Gadowsky’s perspective is fair. Context matters. Matchups matter. Fatigue matters. Still, expectations around this Penn State roster are immense, and the talent level is unmistakable.
Frozen Four–caliber opponents are loaded with NHL-level skill. When games become chaotic due to penalties, those teams turn broken structure into goals. Discipline keeps games predictable.
Chaos favors talent and Penn State has plenty of it.
But even elite skill cannot consistently overcome repeated trips to the penalty kill.
When championships are won, teams typically average at least one additional power play per game or post a positive penalty differential of three or better.
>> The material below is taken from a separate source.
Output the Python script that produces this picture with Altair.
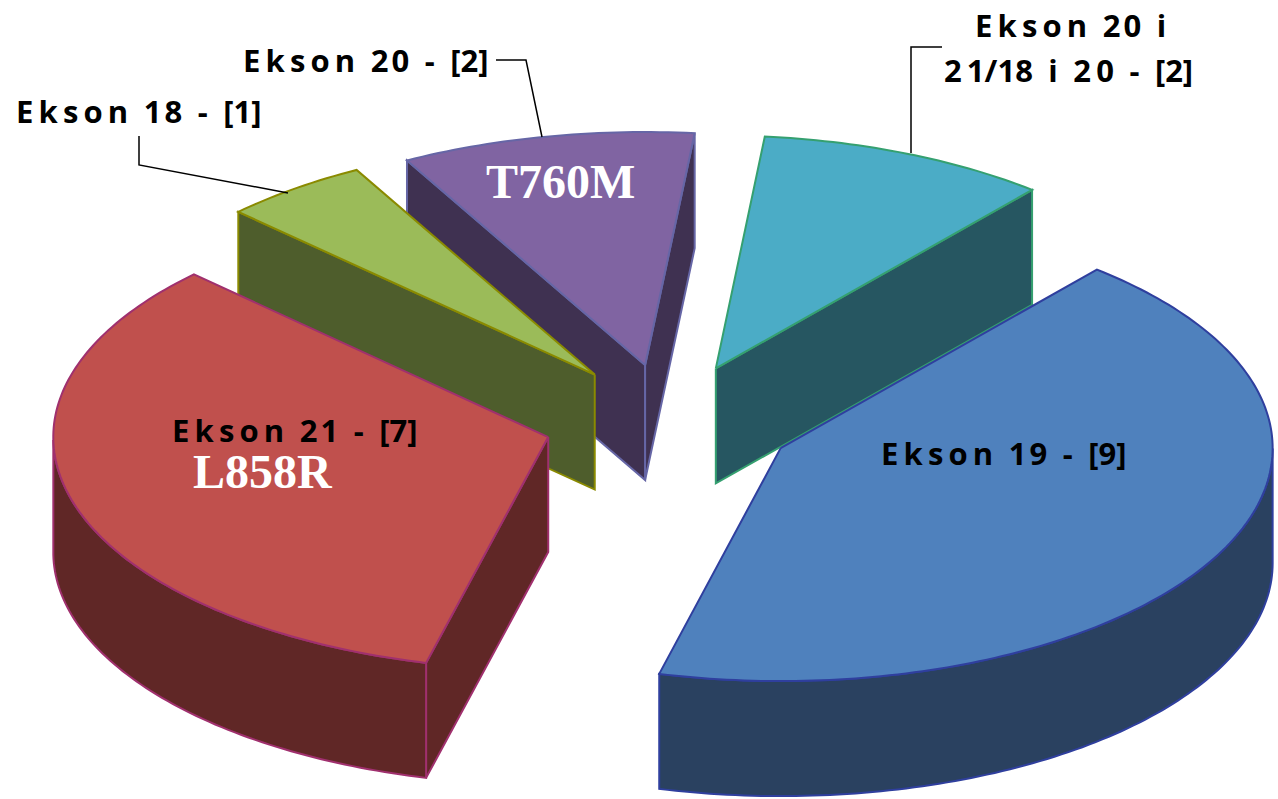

Despite leading the nation in total penalties, Penn State currently owns a positive penalty differential of +2.23 and averages nearly one more power play per game than its opponents.
That nuance matters.
It suggests Penn State is not merely undisciplined, but rather involved in emotionally charged games where both teams are being penalized.
Still, perception becomes reality in March.
As games tighten and whistles get quicker, Penn State must prove it can operate within stricter confines without losing its edge. When this team plays disciplined hockey, it looks like one of the best teams in the country. When emotion takes over, the margins disappear quickly.
The final month of the season will determine whether Penn State is prepared for tournament hockey.
Their preseason aspirations of Big Ten titles, a No. 1 seed, a Frozen Four run, will ultimately be realized or lost based on how they carry themselves when everything is on the line.